R.Rusanov wrote:k wasn't palatal tho
and q wasn't either
This isn't a particularly good counterargument, though. We could well assume that pre-PIE *e caused no coloring of *k, while *a caused uvular coloring: *ke *ka *ko > *ka *qa *kʷa? A good parallel is Proto-Uralic >> Northern Mansi:
*ki > *kæ > /ka/
*ka > *qa > /χa/
*ku > *qʷa > *χʷa > /χo/
*ky > *kʷæ > *kʷa > /ko/
(mid vowels omitted; these generally become the new high vowels)

My previous idea that *kʷ = [qʷ], *ḱw = [kʷ] would work pretty well with this too; if pre-PIE had an *y, we expect it to have been rarer than *u, and indeed *ḱw is rarer than *kʷ.

OTOH what I think is a worse problem is that this seems to replicate an issue of the slanted PIE vowel inventory: since EPIE *k > trad. *ḱ is way more common than EPIE *q > trad. *k, this setup implies that pre-GVC there was also a vowel system where /e/ was way more common than /a/?

I suspect only parts of this Great Vowel Collapse scheme are on the right track. There might have indeed been a vowel collapse accompanied by a change like *ko > *kʷa (>> *kʷe ~ *kʷo) — but the uvulars ("plain velars") don't have to be of the same age. Perhaps they're older; perhaps younger.
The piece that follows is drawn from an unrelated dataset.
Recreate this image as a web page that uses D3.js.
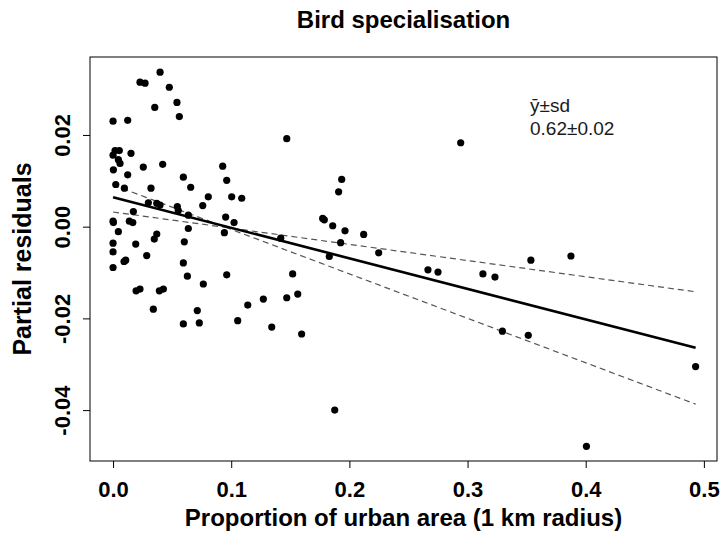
<!DOCTYPE html>
<html>
<head>
<meta charset="utf-8">
<script src="https://cdn.jsdelivr.net/npm/d3@7"></script>
<style>
  body { margin: 0; background: #fff; }
  text { font-family: "Liberation Sans", Arial, sans-serif; }
</style>
</head>
<body>
<svg width="720" height="545"></svg>
<script>
// urban proportion (x) and partial residuals (y)
const urban = [
  0.0398, 0.0228, 0.0271, 0.0476, 0.0541, 0.0353, 0.0561, 0.0000, 0.0124, 0.0000,
  0.0017, 0.0053, 0.0045, 0.0059, 0.0152, 0.0003, 0.0124, 0.0256, 0.0420, 0.0928,
  0.0962, 0.0595, 0.0657, 0.0023, 0.0096, 0.0321, 0.0806, 0.1004, 0.1089, 0.0299,
  0.0370, 0.0398, 0.0544, 0.0552, 0.0759, 0.0172, 0.0637, 0.0953, 0.0000, 0.0003,
  0.0138, 0.0167, 0.1024, 0.0045, 0.0637, 0.0942, 0.0370, 0.0349, 0.0603, 0.0192,
  0.0000, 0.0000, 0.0285, 0.0093, 0.0107, 0.0000, 0.0595, 0.0629, 0.0962, 0.0764,
  0.0195, 0.0228, 0.0392, 0.0426, 0.0341, 0.0713, 0.1140, 0.1272, 0.0595, 0.0730,
  0.1055, 0.1343, 0.1470, 0.2942, 0.1935, 0.1909, 0.1774, 0.1788, 0.1859, 0.1963,
  0.2121, 0.1926, 0.1419, 0.2248, 0.1830, 0.1520, 0.2665, 0.2750, 0.1470, 0.1563,
  0.1596, 0.1876, 0.3536, 0.3875, 0.3130, 0.3232, 0.3295, 0.3514, 0.4930, 0.4006
];
const resid = [
  0.0337, 0.0315, 0.0313, 0.0304, 0.0271, 0.0260, 0.0240, 0.0230, 0.0232, 0.0156,
  0.0166, 0.0166, 0.0146, 0.0138, 0.0160, 0.0124, 0.0113, 0.0130, 0.0136, 0.0132,
  0.0101, 0.0108, 0.0086, 0.0092, 0.0084, 0.0084, 0.0065, 0.0065, 0.0062, 0.0052,
  0.0051, 0.0047, 0.0044, 0.0035, 0.0046, 0.0033, 0.0025, 0.0021, 0.0012, 0.0009,
  0.0012, 0.0009, 0.0009, -0.0011, -0.0004, -0.0013, -0.0016, -0.0027, -0.0033, -0.0038,
  -0.0036, -0.0055, -0.0063, -0.0076, -0.0073, -0.0089, -0.0079, -0.0108, -0.0105, -0.0125,
  -0.0140, -0.0136, -0.0140, -0.0136, -0.0180, -0.0183, -0.0171, -0.0158, -0.0212, -0.0210,
  -0.0205, -0.0219, 0.0192, 0.0183, 0.0103, 0.0076, 0.0018, 0.0015, 0.0002, -0.0009,
  -0.0017, -0.0035, -0.0025, -0.0057, -0.0065, -0.0103, -0.0094, -0.0099, -0.0155, -0.0147,
  -0.0234, -0.0400, -0.0073, -0.0064, -0.0103, -0.0110, -0.0228, -0.0237, -0.0305, -0.0479
];

// fitted line and the two dashed lines (ends at x = 0 and x = max)
const lineX = [0, 0.493];
const fitY = [0.0064, -0.0264];
const dashSteepY = [0.0091, -0.0387];
const dashFlatY = [0.0032, -0.0142];

const xTicks = [0, 0.1, 0.2, 0.3, 0.4, 0.5];
const yTicks = [-0.04, -0.02, 0, 0.02];

const annoLines = ["\u0233\u00b1sd", "0.62\u00b10.02"];

const box = { left: 90, right: 717, top: 57, bottom: 461 };

const svg = d3.select("svg");
svg.append("rect").attr("width", 720).attr("height", 545).attr("fill", "#fff");

const x = d3.scaleLinear().domain([-0.0195, 0.5111]).range([box.left, box.right]);
const y = d3.scaleLinear().domain([-0.0511, 0.0370]).range([box.bottom, box.top]);

// axes
const gx = svg.append("g")
  .attr("transform", `translate(0,${box.bottom})`)
  .call(d3.axisBottom(x).tickValues(xTicks).tickFormat(d3.format(".1f")).tickSize(7).tickPadding(13))
  .call(g => g.select(".domain").remove());
gx.selectAll(".tick line").attr("stroke", "#000");
gx.selectAll(".tick text")
  .attr("font-size", "22px")
  .attr("font-weight", "bold")
  .attr("fill", "#000")
  .style("font-family", "'Liberation Sans', Arial, sans-serif");

const gy = svg.append("g")
  .attr("transform", `translate(${box.left},0)`)
  .call(d3.axisLeft(y).tickValues(yTicks).tickFormat(d3.format(".2f")).tickSize(7))
  .call(g => g.select(".domain").remove());
gy.selectAll(".tick line").attr("stroke", "#000");
gy.selectAll(".tick text").remove();
gy.selectAll(".tick").append("text")
  .attr("transform", "translate(-28,0) rotate(-90)")
  .attr("text-anchor", "middle")
  .attr("dy", "0.35em")
  .attr("font-size", "22px")
  .attr("font-weight", "bold")
  .attr("fill", "#000")
  .text(d => d3.format(".2f")(d).replace("\u2212", "-"));

// plot box
svg.append("rect")
  .attr("x", box.left)
  .attr("y", box.top)
  .attr("width", box.right - box.left)
  .attr("height", box.bottom - box.top)
  .attr("fill", "none")
  .attr("stroke", "#000")
  .attr("stroke-width", 1);

// lines
const line = d3.line().x(d => x(d[0])).y(d => y(d[1]));

[dashSteepY, dashFlatY].forEach(ys => {
  svg.append("path")
    .datum(lineX.map((v, i) => [v, ys[i]]))
    .attr("d", line)
    .attr("fill", "none")
    .attr("stroke", "#555")
    .attr("stroke-width", 1.2)
    .attr("stroke-dasharray", "6,4");
});

svg.append("path")
  .datum(lineX.map((v, i) => [v, fitY[i]]))
  .attr("d", line)
  .attr("fill", "none")
  .attr("stroke", "#000")
  .attr("stroke-width", 2.6);

// points
svg.append("g").selectAll("circle")
  .data(urban.map((v, i) => [v, resid[i]]))
  .enter().append("circle")
  .attr("cx", d => x(d[0]))
  .attr("cy", d => y(d[1]))
  .attr("r", 3.6)
  .attr("fill", "#000");

// annotation
svg.append("g").selectAll("text")
  .data(annoLines)
  .enter().append("text")
  .attr("x", 530)
  .attr("y", (d, i) => 112 + i * 23)
  .attr("font-size", "19px")
  .attr("fill", "#1a1a1a")
  .text(d => d);

// titles
svg.append("text")
  .attr("x", (box.left + box.right) / 2)
  .attr("y", 28)
  .attr("text-anchor", "middle")
  .attr("font-size", "24px")
  .attr("font-weight", "bold")
  .text("Bird specialisation");

svg.append("text")
  .attr("x", (box.left + box.right) / 2)
  .attr("y", 526)
  .attr("text-anchor", "middle")
  .attr("font-size", "24px")
  .attr("font-weight", "bold")
  .text("Proportion of urban area (1 km radius)");

svg.append("text")
  .attr("transform", `translate(31,${(box.top + box.bottom) / 2}) rotate(-90)`)
  .attr("text-anchor", "middle")
  .attr("font-size", "25px")
  .attr("font-weight", "bold")
  .text("Partial residuals");
</script>
</body>
</html>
As long as we're speculating, it may or may not be worth noting that none of the families proposed to be in some fashion related to IE have labiovelars. Plenty of them however contrast velar/uvular — Kartvelian, Chukotko-Kamchatkan, Eskimo-Aleut; Semitic has *χ *ʁ — or palatal/velar consonants —Uralic, Turkic, Mongolian, Tungusic, Dravidian, CK & EA again. Elsewhere in Afrasian there are labiovelars attested in some far-off branches but we know too little to say if they're innovations or not. (Given that at least the labiovelars in Ethiopian Semitic & some Berber dialects are innovations, I lean on a "nope". They seem to be sufficiently unstable consonants that they should not be assumed offhand to be 10000 years old. I don't think they're found as monophonemes in any IE language since Old Irish, for example.)